The ability to squint and focus - what is it called and is it used in optics? Most people that wear glasses or contacts can squint to reduce the blurriness of their vision.
How can this be explained, and has it ever been used in optics to enhance the focus or clarity of an image?
 A: As far as the second part of your question is concerned you can directly see the image improvement with squinting. If you have a DSLR with aperture settings you keep the camera slightly defocused and now reduce the aperture you will see that the image is becoming sharper. However at the same time the image will become darker because you are collecting less and less light. 
The sharpness of image comes from the increase in so called depth of focus of the lens. Due to reduction in the collection efficiency this method is not well suited for the practical applications.
With the reduction in aperture you will also reduce various aberrations of the lens which will again improve the image quality. 
A: EDIT Please see the comments following my answer, regarding the paragraph below , as it is incorrect. 
Strabismus is the clinical name for squinting.

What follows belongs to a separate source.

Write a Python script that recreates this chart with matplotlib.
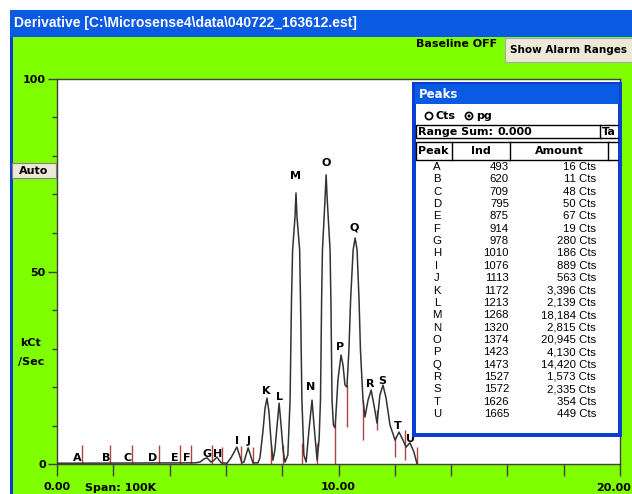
import matplotlib
matplotlib.use("Agg")
from matplotlib import pyplot as plt
from matplotlib import font_manager
from matplotlib.patches import Rectangle, Circle
from matplotlib.ticker import MultipleLocator

# derivative trace: x in span units (0-20), y in kCt/Sec
trace_x = [0.00, 4.90, 5.08, 5.22, 5.33, 5.47, 5.58, 5.68, 5.83, 6.04, 6.18, 6.39, 6.57, 6.64, 6.79, 6.96,
           7.14, 7.21, 7.32, 7.39, 7.46, 7.53, 7.60, 7.67,
           7.74, 7.82, 7.89, 7.96, 8.03, 8.10,
           8.20, 8.28, 8.33, 8.37, 8.455, 8.49, 8.525, 8.62, 8.65, 8.70, 8.77, 8.85,
           8.95, 9.06, 9.13, 9.24,
           9.31, 9.36, 9.40, 9.43, 9.52, 9.56, 9.60, 9.70, 9.73, 9.77, 9.82, 9.88,
           9.98, 10.09, 10.16, 10.23, 10.30,
           10.37, 10.43, 10.52, 10.59, 10.66, 10.73, 10.78, 10.87, 10.94,
           11.05, 11.16, 11.26, 11.37, 11.47, 11.58, 11.69, 11.83, 12.01, 12.15, 12.29, 12.40, 12.54,
           12.68, 12.79]
trace_y = [0.2, 0.3, 0.5, 1.3, 1.6, 0.5, 1.0, 1.8, 0.3, 0.2, 1.6, 4.4, 0.3, 0.5, 4.2, 0.3,
           0.3, 1.6, 8.8, 14.5, 17.1, 13.5, 6.2, 1.0,
           3.6, 10.1, 15.8, 10.1, 3.6, 0.5,
           2.3, 16.6, 42.6, 55.6, 64.2, 70.4, 64.2, 55.6, 42.6, 16.6, 2.3, 0.5,
           8.8, 16.6, 10.1, 1.0,
           6.2, 16.6, 42.6, 55.6, 68.6, 75.1, 68.6, 55.6, 42.6, 16.6, 10.1, 9.4,
           21.8, 28.3, 25.7, 20.5, 20.0,
           29.6, 42.6, 55.6, 58.7, 55.6, 42.6, 29.6, 16.6, 12.2,
           16.6, 19.2, 15.3, 10.6, 17.9, 20.5, 17.1, 10.1, 6.2, 8.3, 6.2, 4.4, 5.5,
           3.1, 0.0]

# integration limits (red markers)
limit_x = [0.89, 1.88, 2.66, 3.62, 4.37, 4.76, 5.51, 5.86, 6.54, 6.96, 7.60, 8.03, 8.70, 9.24,
           9.88, 10.30, 10.87, 11.37, 12.01, 12.36, 12.79]
limit_lo = [0, 0, 0, 0, 0, 0, 0, 0, 0, 0, 0, 0, 0, 0, 0, 9.6, 6.2, 8.8, 1.8, 1.0, 0]
limit_hi = [4.9, 4.9, 4.9, 4.9, 4.9, 4.9, 4.9, 4.4, 4.7, 4.4, 4.9, 4.9, 5.5, 5.5,
            10.6, 20.5, 16.6, 14.0, 7.0, 8.8, 4.4]

# peak letters on the trace
peak_names = list("ABCDEFGHIJKLMNOPQRSTU")
label_x = [0.71, 1.74, 2.52, 3.41, 4.19, 4.62, 5.33, 5.72, 6.39, 6.79, 7.42, 7.89, 8.49, 9.02,
           9.56, 10.05, 10.55, 11.12, 11.55, 12.11, 12.54]
label_y = [0.8, 0.8, 0.8, 0.8, 0.8, 0.8, 1.7, 1.7, 5.1, 5.1, 18.1, 16.5, 73.9, 19.1,
           77.3, 29.5, 60.6, 20.1, 20.9, 9.2, 5.6]

# peaks table
peak_ind = [493, 620, 709, 795, 875, 914, 978, 1010, 1076, 1113, 1172, 1213, 1268, 1320,
            1374, 1423, 1473, 1527, 1572, 1626, 1665]
peak_amount = [16, 11, 48, 50, 67, 19, 280, 186, 889, 563, 3396, 2139, 18184, 2815,
               20945, 4130, 14420, 1573, 2335, 354, 449]

GREEN = '#80ff00'
XPBLUE = '#0a5ae4'
BORDER = '#0b3ed2'
BTN = '#ece9d8'
FS = 8

names = {f.name for f in font_manager.fontManager.ttflist}
narrow = 'Liberation Sans Narrow' if 'Liberation Sans Narrow' in names else 'Liberation Sans'

W, H = 632, 494
fig = plt.figure(figsize=(W / 100, H / 100), dpi=100, facecolor=GREEN)

# chart area
ax = fig.add_axes([57 / W, 30 / H, 563 / W, 385 / H])
ax.set_facecolor('white')
ax.vlines(limit_x, limit_lo, limit_hi, color='#b4403f', lw=1.0, zorder=2)
ax.plot(trace_x, trace_y, color='#333333', lw=1.1, zorder=3)
for n, lx, ly in zip(peak_names, label_x, label_y):
    ax.text(lx, ly, n, ha='center', va='baseline', fontsize=FS, fontweight='bold', zorder=4)

ax.set_xlim(0, 20)
ax.set_ylim(0, 100)
xt = list(range(0, 21, 2))
ax.set_xticks(xt)
ax.set_xticklabels(['%.2f' % v if v in (0, 10) else '' for v in xt])
ax.set_yticks([0, 50, 100])
ax.yaxis.set_minor_locator(MultipleLocator(10))
ax.tick_params(axis='x', direction='out', length=8.5, width=1, color='#404040', pad=4.5, labelsize=FS)
ax.tick_params(axis='y', which='major', direction='out', length=6.5, width=1, color='#404040', pad=1.5,
               labelsize=FS)
ax.tick_params(axis='y', which='minor', direction='out', length=3.6, width=1, color='#404040')
for lbl in ax.get_xticklabels() + ax.get_yticklabels():
    lbl.set_fontweight('bold')
for sp in ax.spines.values():
    sp.set_color('#404040')
    sp.set_linewidth(1)

# window chrome, drawn in pixel coordinates
ui = fig.add_axes([0, 0, 1, 1], zorder=5)
ui.set_xlim(0, W)
ui.set_ylim(H, 0)
ui.axis('off')
ui.patch.set_alpha(0)

ui.add_patch(Rectangle((0, 0), W, 10, fc='white', ec='none'))
ui.add_patch(Rectangle((0, 0), 10, H, fc='white', ec='none'))
ui.add_patch(Rectangle((10, 10), 3, H, fc=BORDER, ec='none'))
ui.add_patch(Rectangle((10, 10), W - 10, 27, fc=XPBLUE, ec='none'))
ui.text(14, 23.5, r'Derivative [C:\Microsense4\data\040722_163612.est]', color='white',
        fontsize=10, family=narrow, fontweight='bold', va='center')

# last x label sits on the right edge of the window
ui.text(631, 487.5, '20.00', fontsize=FS, fontweight='bold', va='center', ha='right')

ui.text(416, 44, 'Baseline OFF', fontsize=FS, fontweight='bold', va='center')
ui.add_patch(Rectangle((505, 38), 130, 24, fc=BTN, ec='#a8a8a8', lw=0.8))
ui.text(568, 50, 'Show Alarm Ranges', fontsize=7.5, fontweight='bold', va='center', ha='center')

ui.add_patch(Rectangle((12, 163), 44, 15, fc=BTN, ec='#808080', lw=0.8))
ui.text(34, 171, 'Auto', fontsize=FS, fontweight='bold', va='center', ha='center')

ui.text(20, 343, 'kCt', fontsize=FS, fontweight='bold', va='center')
ui.text(18, 362, '/Sec', fontsize=FS, fontweight='bold', va='center')
ui.text(85, 488, 'Span: 100K', fontsize=FS, fontweight='bold', va='center')

# peaks window
ui.add_patch(Rectangle((412, 82), 210, 355, fc=BORDER, ec='none'))
ui.add_patch(Rectangle((415, 84), 204, 20, fc=XPBLUE, ec='none'))
ui.add_patch(Rectangle((416, 104), 202, 329, fc='white', ec='none'))
ui.text(419, 94, 'Peaks', color='white', fontsize=8.5, fontweight='bold', va='center')

ui.add_patch(Circle((429, 116), 3.6, fc='white', ec='black', lw=1.2))
ui.text(436, 116, 'Cts', fontsize=FS, fontweight='bold', va='center')
ui.add_patch(Circle((469, 116), 3.6, fc='white', ec='black', lw=1.2))
ui.add_patch(Circle((469, 116), 1.5, fc='black', ec='none'))
ui.text(476, 116, 'pg', fontsize=FS, fontweight='bold', va='center')

ui.add_patch(Rectangle((416, 125), 204, 13, fc='none', ec='black', lw=1))
ui.plot([600, 600], [125, 138], color='black', lw=1)
ui.text(418, 131.5, 'Range Sum:', fontsize=FS, fontweight='bold', va='center')
ui.text(498, 131.5, '0.000', fontsize=FS, fontweight='bold', va='center')
ui.text(602, 131.5, 'Ta', fontsize=FS, fontweight='bold', va='center')

ui.add_patch(Rectangle((416, 142), 204, 18, fc='none', ec='black', lw=1))
for xd in [452, 510, 608]:
    ui.plot([xd, xd], [142, 160], color='black', lw=1)
ui.text(418, 151, 'Peak', fontsize=FS, fontweight='bold', va='center')
ui.text(481, 151, 'Ind', fontsize=FS, fontweight='bold', va='center', ha='center')
ui.text(559, 151, 'Amount', fontsize=FS, fontweight='bold', va='center', ha='center')

# right border drawn over the header cells
ui.add_patch(Rectangle((619, 82), 3, 355, fc=BORDER, ec='none'))

for i, (n, ind, amt) in enumerate(zip(peak_names, peak_ind, peak_amount)):
    yy = 167 + 12.35 * i
    ui.text(437, yy, n, fontsize=8.2, family=narrow, va='center', ha='center')
    ui.text(509, yy, str(ind), fontsize=8.2, family=narrow, va='center', ha='right')
    ui.text(596, yy, '{:,} Cts'.format(amt), fontsize=8.2, family=narrow, va='center', ha='right')

fig.savefig('out.png', dpi=100, facecolor=GREEN)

The squint is simply compression  of the eye muscles to compensate for problems with focusing and / or astigmatism. 
END EDIT 
In a somewhat similiar way, telescopes using adaptive optics can distort the primary mirror to allow for distortion due to atmospheric turbulence.  Computer controlled jacks distort the mirror to achieve the best possible image, as illustrated in the diagram at the bottom of this answer.

A laser beam is used as a guide to the amount of turbulence in the upper atmosphere.
The efficiency  of the system is shown below.

From Wikipedia Adaptive Optics

An adaptive optics system tries to correct these distortions, using a wavefront sensorwhich takes some of the astronomical light, a deformable mirror that lies in the optical path, and a computer that receives input from the detector. The wavefront sensor measures the distortions the atmosphere has introduced on the timescale of a few milliseconds; the computer calculates the optimal mirror shape to correct the distortions and the surface of the deformable mirror is reshaped accordingly. For example, an 8–10 m telescope (like the VLT or Keck) can produce AO-corrected images with an angular resolution of 30–60 milliarcsecond (mas) resolution at infrared wavelengths, while the resolution without correction is of the order of 1 arcsecond.